The bringing about of an intellectual unity in India is, I am told, difficult to the verge of impossibility owing to the fact that India has so many different languages.

But every people in the world, in order to attain its greatness, must solve some great problem for itself, or accept defeat and degradation. All true civilizations have been built upon the bedrock of difficulties. Those who have rivers for their water supply are to be envied, but those who have not must dig wells and find water from the difficult depth of their own soil. But let us never imagine that dust can be made to do the duty of the water simply because it is more easily available. We must bravely accept the inconvenient fact of the diversity of our languages, and at the same time know that a foreign language, like foreign soil, may be good for pot culture, but not for that cultivation which is widely and permanently necessary for the maintenance of life.

Then let us admit that India is not like any one of the great countries of Europe, which has its one language, but like Europe herself branching out into different peoples having different languages. And yet Europe has a common civilization with an intellectual unity which is not based upon uniformity of language.

In the earlier stage of her culture the whole of Europe had Latin for her language of learning. It was like her intellectual bud-time, when all her petals of self-expression were closed into one point. But the perfection of her mental unfolding was not represented by that oneness of her literary vehicle. When the great European countries found their individual languages, then only the true federation of cultures became possible in the West and the very differences of the channels made the commerce of ideas in Europe so richly copious and so variedly active. In fact, when natural differences find their harmony, then it is true unity; but artificial uniformity leads to lifelessness. We can well imagine what the loss to European civilization would be, if France, Italy, Germany, England, through their separate agencies, did not contribute to the common coffers their individual earnings. And we know why, when the German culture tried to assert its sole dominance, it was hailed as a calamity by all Europe.

There was a time with us when India also had her common language of culture in Sanskrit. But, for the completeness of her commerce of thought, she must have all her vernaculars attaining their perfect powers, through which her different peoples may manifest their differences of genius to the full. This can never be done through a language which is foreign, containing its own peculiar associations which are sure to hamper our freedom of thought and creation. The use of English inevitably tends to turn our mind for its source of inspiration towards the West, with which we can never be in close touch of life; and therefore our education will mostly remain sterile, or produce incongruities. The diversity of our languages should not be allowed to frighten us; but we should be warned of the futility of borrowing the language of our culture from a far-away land, making stagnant and shallow that which is fluid near its source.

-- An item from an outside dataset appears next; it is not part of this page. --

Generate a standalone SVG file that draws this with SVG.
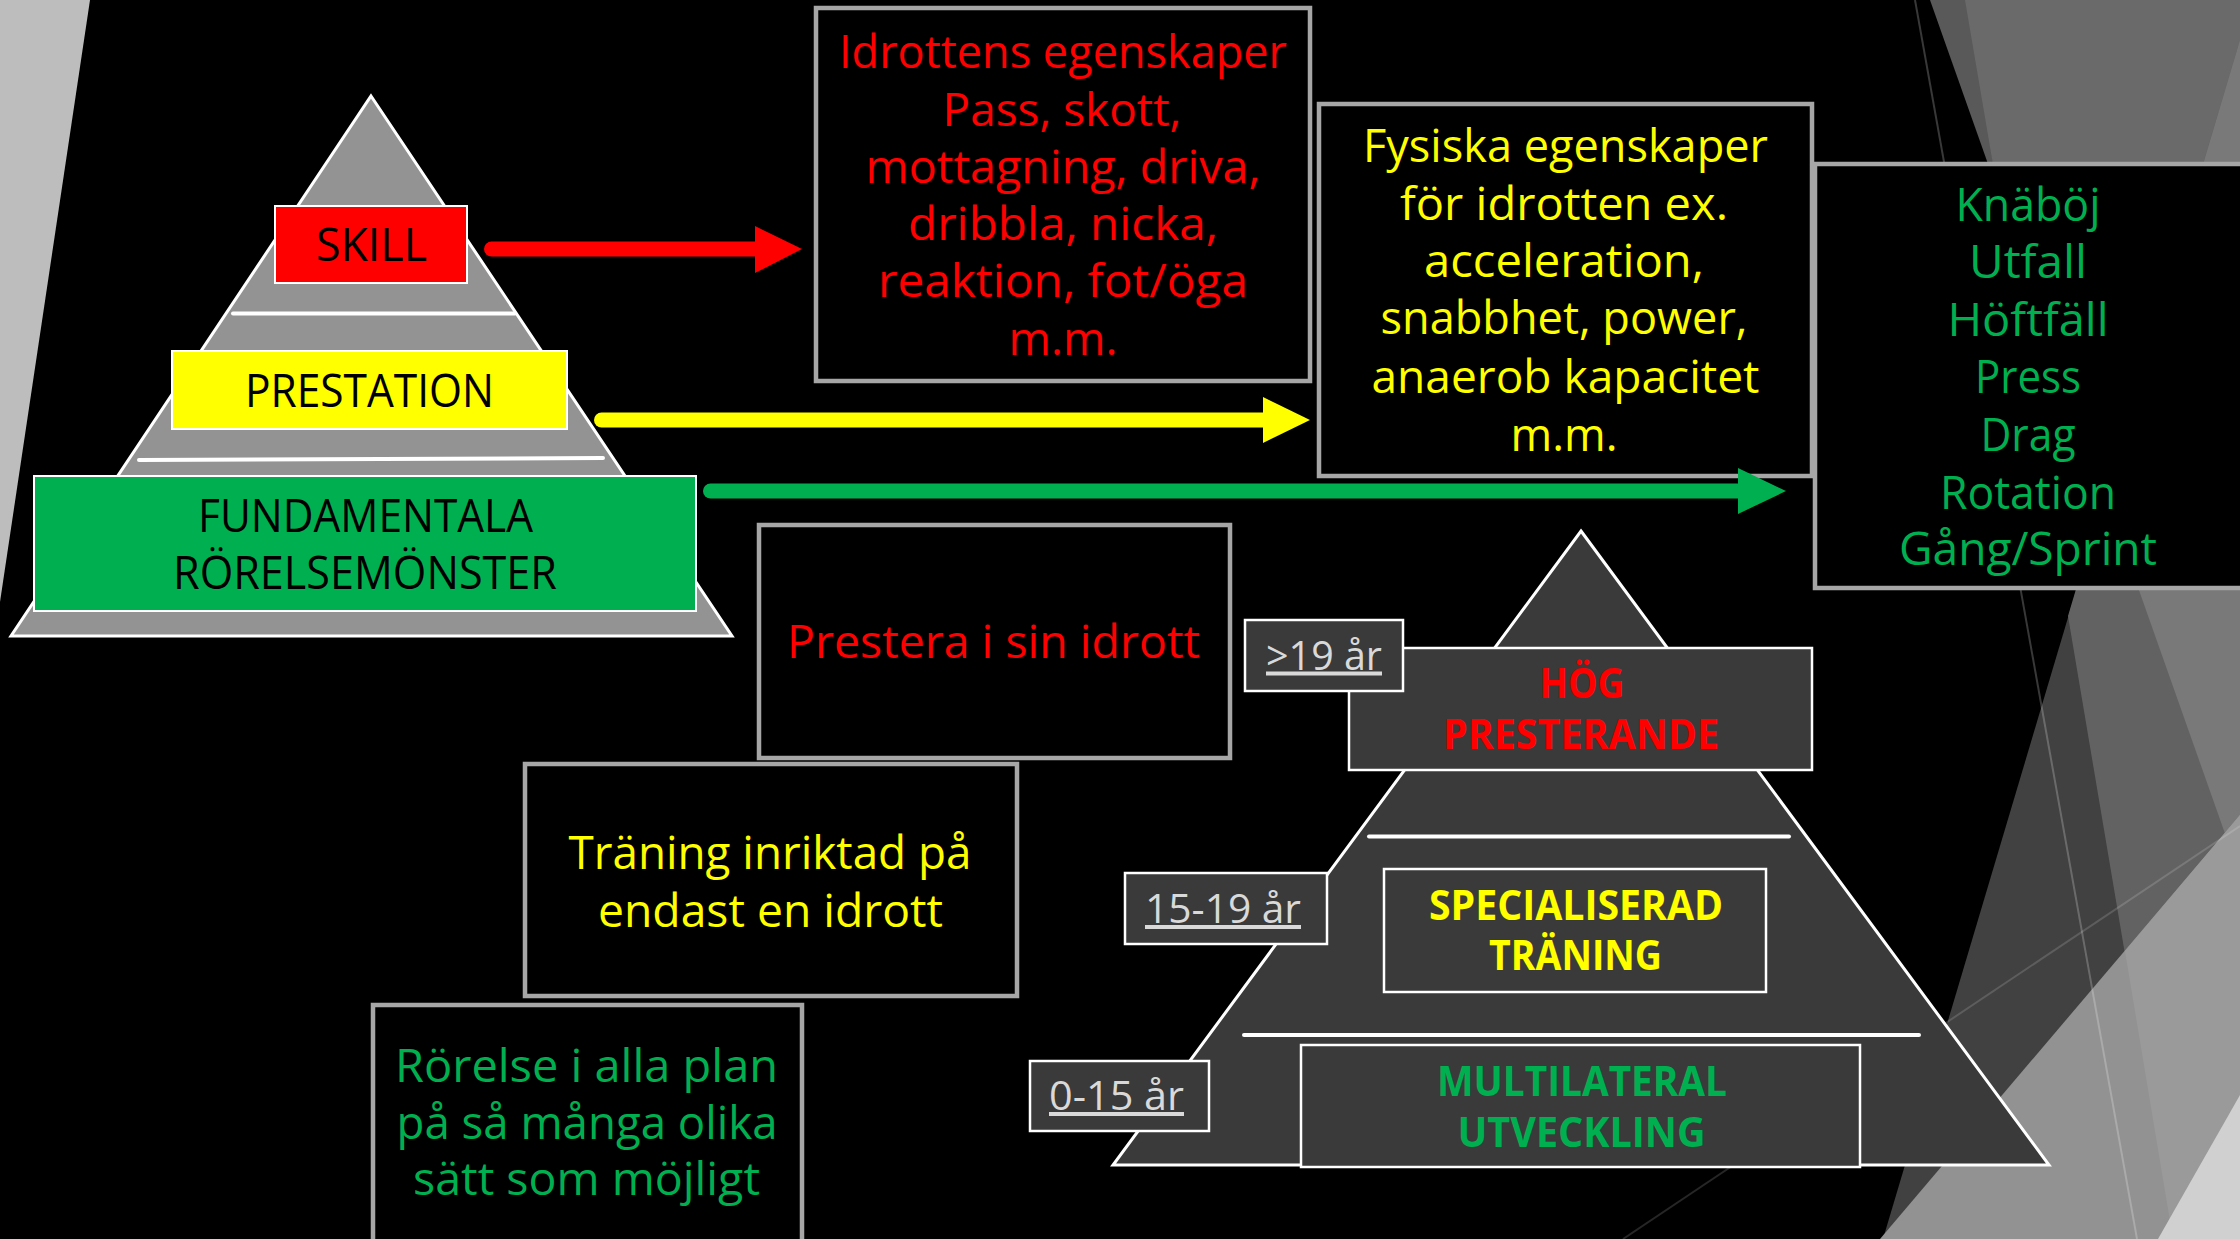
<svg xmlns="http://www.w3.org/2000/svg" width="2240" height="1239" viewBox="0 0 2240 1239">
<style>
text{font-family:"Open Sans","DejaVu Sans",sans-serif;text-anchor:middle;}
.t{font-size:45px;}
.tb{font-size:41px;font-weight:bold;}
.lbl{font-size:40px;fill:#d9d9d9;text-decoration:underline;}
.red{fill:#ff0000;}
.yel{fill:#ffff00;}
.grn{fill:#00b050;}
.blk{fill:#000000;}
.box{fill:#000000;stroke:#a6a6a6;stroke-width:4.5;}
.cbox{stroke:#ffffff;stroke-width:2;}
.pyr{stroke:#ffffff;stroke-width:3;stroke-linejoin:miter;}
.div{stroke:#ffffff;stroke-width:4;stroke-linecap:round;}
.dbox{fill:#3a3a3a;stroke:#ffffff;stroke-width:2.5;}
.shaft{stroke-width:15;stroke-linecap:round;fill:none;}
</style>
<rect x="0" y="0" width="2240" height="1239" fill="#000000"/>
<g id="background">
<polygon points="0,0 90,0 0,602" fill="#bdbdbd"/>
<polygon points="2240,40 1883,1239 2240,1239" fill="#414141"/>
<polygon points="1930,0 2240,0 2240,876" fill="#595959"/>
<polygon points="1965,0 2240,0 2240,876 1997,188" fill="#6a6a6a"/>
<polygon points="2240,40 2068,616 2173,1239 2240,1239" fill="#626262"/>
<polygon points="2240,40 2105,494 2240,876" fill="#797979"/>
<polygon points="1880,1239 2240,815 2240,1239" fill="#929292"/>
<polygon points="2125,951 2240,815 2240,1239 2173,1239" fill="#9a9a9a"/>
<polygon points="2158,1239 2240,1095 2240,1239" fill="#d0d0d0"/>
<line x1="1915" y1="0" x2="2137" y2="1239" stroke="#ffffff" stroke-opacity="0.22" stroke-width="2"/>
<line x1="1623" y1="1239" x2="2240" y2="826" stroke="#ffffff" stroke-opacity="0.15" stroke-width="2"/>
</g>
<g id="left-pyramid">
<polygon class="pyr" points="371,96 732,636 11,636" fill="#939393"/>
<line class="div" x1="233" y1="313.5" x2="515" y2="313.5"/>
<line class="div" x1="139" y1="460" x2="603" y2="458"/>
</g>
<g id="skill">
<rect class="cbox" x="275" y="206" width="192" height="77" fill="#ff0000"/>
<text class="t blk" x="371.5" y="261" textLength="111" lengthAdjust="spacingAndGlyphs">SKILL</text>
</g>
<g id="prestation">
<rect class="cbox" x="172" y="351" width="395" height="78" fill="#ffff00"/>
<text class="t blk" x="369.5" y="407" textLength="249" lengthAdjust="spacingAndGlyphs">PRESTATION</text>
</g>
<g id="fundamentala">
<rect class="cbox" x="34" y="476" width="662" height="135" fill="#00b050"/>
<text class="t blk" x="365.5" y="532" textLength="335" lengthAdjust="spacingAndGlyphs">FUNDAMENTALA</text>
<text class="t blk" x="365" y="589" textLength="384" lengthAdjust="spacingAndGlyphs">RÖRELSEMÖNSTER</text>
</g>
<g id="idrottens-egenskaper">
<rect class="box" x="816" y="8" width="494" height="373"/>
<text class="t red" x="1063" y="68" textLength="448" lengthAdjust="spacingAndGlyphs">Idrottens egenskaper</text>
<text class="t red" x="1062" y="126" textLength="239" lengthAdjust="spacingAndGlyphs">Pass, skott,</text>
<text class="t red" x="1063" y="183" textLength="395" lengthAdjust="spacingAndGlyphs">mottagning, driva,</text>
<text class="t red" x="1063" y="240" textLength="310" lengthAdjust="spacingAndGlyphs">dribbla, nicka,</text>
<text class="t red" x="1063" y="297" textLength="370" lengthAdjust="spacingAndGlyphs">reaktion, fot/öga</text>
<text class="t red" x="1063" y="355" textLength="109" lengthAdjust="spacingAndGlyphs">m.m.</text>
</g>
<g id="fysiska-egenskaper">
<rect class="box" x="1319" y="104" width="493" height="372"/>
<text class="t yel" x="1565.5" y="162" textLength="405" lengthAdjust="spacingAndGlyphs">Fysiska egenskaper</text>
<text class="t yel" x="1564" y="219.5" textLength="328" lengthAdjust="spacingAndGlyphs">för idrotten ex.</text>
<text class="t yel" x="1564" y="277" textLength="280" lengthAdjust="spacingAndGlyphs">acceleration,</text>
<text class="t yel" x="1564" y="334" textLength="367" lengthAdjust="spacingAndGlyphs">snabbhet, power,</text>
<text class="t yel" x="1565.5" y="393" textLength="388" lengthAdjust="spacingAndGlyphs">anaerob kapacitet</text>
<text class="t yel" x="1564" y="451" textLength="107" lengthAdjust="spacingAndGlyphs">m.m.</text>
</g>
<g id="ovningar">
<rect class="box" x="1815" y="164" width="500" height="424"/>
<text class="t grn" x="2028" y="221" textLength="145" lengthAdjust="spacingAndGlyphs">Knäböj</text>
<text class="t grn" x="2028" y="278" textLength="118" lengthAdjust="spacingAndGlyphs">Utfall</text>
<text class="t grn" x="2028" y="336" textLength="161" lengthAdjust="spacingAndGlyphs">Höftfäll</text>
<text class="t grn" x="2028" y="393" textLength="106" lengthAdjust="spacingAndGlyphs">Press</text>
<text class="t grn" x="2028" y="451" textLength="95" lengthAdjust="spacingAndGlyphs">Drag</text>
<text class="t grn" x="2028" y="509" textLength="176" lengthAdjust="spacingAndGlyphs">Rotation</text>
<text class="t grn" x="2028" y="565" textLength="258" lengthAdjust="spacingAndGlyphs">Gång/Sprint</text>
</g>
<g id="prestera">
<rect class="box" x="759" y="525" width="471" height="233"/>
<text class="t red" x="993.5" y="658" textLength="413" lengthAdjust="spacingAndGlyphs">Prestera i sin idrott</text>
</g>
<g id="traning-inriktad">
<rect class="box" x="525" y="764" width="492" height="232"/>
<text class="t yel" x="770" y="868.5" textLength="403" lengthAdjust="spacingAndGlyphs">Träning inriktad på</text>
<text class="t yel" x="770.5" y="926.5" textLength="345" lengthAdjust="spacingAndGlyphs">endast en idrott</text>
</g>
<g id="rorelse">
<rect class="box" x="373" y="1005" width="429" height="260"/>
<text class="t grn" x="586.5" y="1082" textLength="383" lengthAdjust="spacingAndGlyphs">Rörelse i alla plan</text>
<text class="t grn" x="587" y="1138.6" textLength="381" lengthAdjust="spacingAndGlyphs">på så många olika</text>
<text class="t grn" x="586.5" y="1195" textLength="347" lengthAdjust="spacingAndGlyphs">sätt som möjligt</text>
</g>
<g id="right-pyramid">
<polygon class="pyr" points="1581,531 2049,1165 1113,1165" fill="#3a3a3a"/>
<line class="div" x1="1369" y1="836.5" x2="1789" y2="836.5"/>
<line class="div" x1="1244" y1="1035" x2="1919" y2="1035"/>
</g>
<g id="hog-presterande">
<rect class="dbox" x="1349" y="648" width="463" height="122"/>
<text class="tb red" x="1582" y="698" textLength="85" lengthAdjust="spacingAndGlyphs">HÖG</text>
<text class="tb red" x="1581" y="749" textLength="276" lengthAdjust="spacingAndGlyphs">PRESTERANDE</text>
</g>
<g id="age-19">
<rect class="dbox" x="1245" y="620" width="158" height="71"/>
<text class="lbl" x="1324" y="669.5" textLength="116" lengthAdjust="spacingAndGlyphs">&gt;19 år</text>
</g>
<g id="specialiserad">
<rect class="dbox" x="1384" y="869" width="382" height="123"/>
<text class="tb yel" x="1576" y="919.5" textLength="294" lengthAdjust="spacingAndGlyphs">SPECIALISERAD</text>
<text class="tb yel" x="1575.5" y="970" textLength="173" lengthAdjust="spacingAndGlyphs">TRÄNING</text>
</g>
<g id="age-15-19">
<rect class="dbox" x="1125" y="873" width="202" height="71"/>
<text class="lbl" x="1223" y="923" textLength="156" lengthAdjust="spacingAndGlyphs">15-19 år</text>
</g>
<g id="multilateral">
<rect class="dbox" x="1301" y="1045" width="559" height="122"/>
<text class="tb grn" x="1582" y="1096" textLength="290" lengthAdjust="spacingAndGlyphs">MULTILATERAL</text>
<text class="tb grn" x="1581.5" y="1147" textLength="248" lengthAdjust="spacingAndGlyphs">UTVECKLING</text>
</g>
<g id="age-0-15">
<rect class="dbox" x="1030" y="1061" width="179" height="70"/>
<text class="lbl" x="1116.5" y="1110" textLength="135" lengthAdjust="spacingAndGlyphs">0-15 år</text>
</g>
<g id="connectors">
<line class="shaft" x1="491.5" y1="249" x2="760" y2="249" stroke="#ff0000"/>
<polygon points="755,226 802,249 755,273" fill="#ff0000"/>
<line class="shaft" x1="601.5" y1="420" x2="1268" y2="420" stroke="#ffff00"/>
<polygon points="1263,397 1310,420 1263,443" fill="#ffff00"/>
<line class="shaft" x1="710.5" y1="491" x2="1743" y2="491" stroke="#00b050"/>
<polygon points="1738,468 1786,491 1738,514" fill="#00b050"/>
</g>
</svg>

It is unthinkable that we should cease to write petitions in English, or abdicate our seats in the obscure region of the subordinate service. For the present, we have sorrowfully to acknowledge the fact that, English being our court language, it acts like an artificial tariff, gradually driving away our mother-tongue from our life of culture into the insignificance of domestic use.

But this is perpetuating for us the heavy and costly burden of all the alien features of our Government, incomprehensible to the masses of our population. It involves the cruel necessity of a host of English-knowing middlemen for carrying on relationship with the governing power in matters of the smallest detail. I believe that India is the only country in the world where the Government has an Agricultural Department, which publishes its bulletins for the benefit of the cultivators in a language unknown to them, making these poor cultivators pay the cost of this heartless joke played upon themselves.

The Government has expensive arrangements made for everything necessary to be translated from the vernaculars into English, in order to make the administrative work of a foreign country lazily convenient for the few English officials engaged in this task. But, for the three hundred millions of people inhabiting this country, are kept strictly purda-nashin, behind a foreign language, the codes of law, the proceedings of the legislative councils, the lectures of the Governors addressed to the people, and all the important Government communications affecting their life. This makes us wonder all the more at the last remnant of the sense of humour exhibited in our railway stations, where the names are actually inscribed in the Indian alphabets to help the Indian travellers. In fact, our rulers have made their duties cheap for themselves, but immensely expensive for the people they have come to govern.

This has created a most unnatural situation for us, making our own language an obstacle in our pathway of success, thus generating among our educated men a humiliating pride in being able to perform the rope-dancer's feat of skill by leading their knowledge of English over the perilously thin line of correct grammar. And merely for this we have no other option but fondly to overlook all vital defects in our present system and with grateful tears accept from its hands a stone in place of bread. For not only have we to pay the cost of our government with taxes, but also with our own language and with our own true culture, upon which depends the salvation of our motherland for all time to come.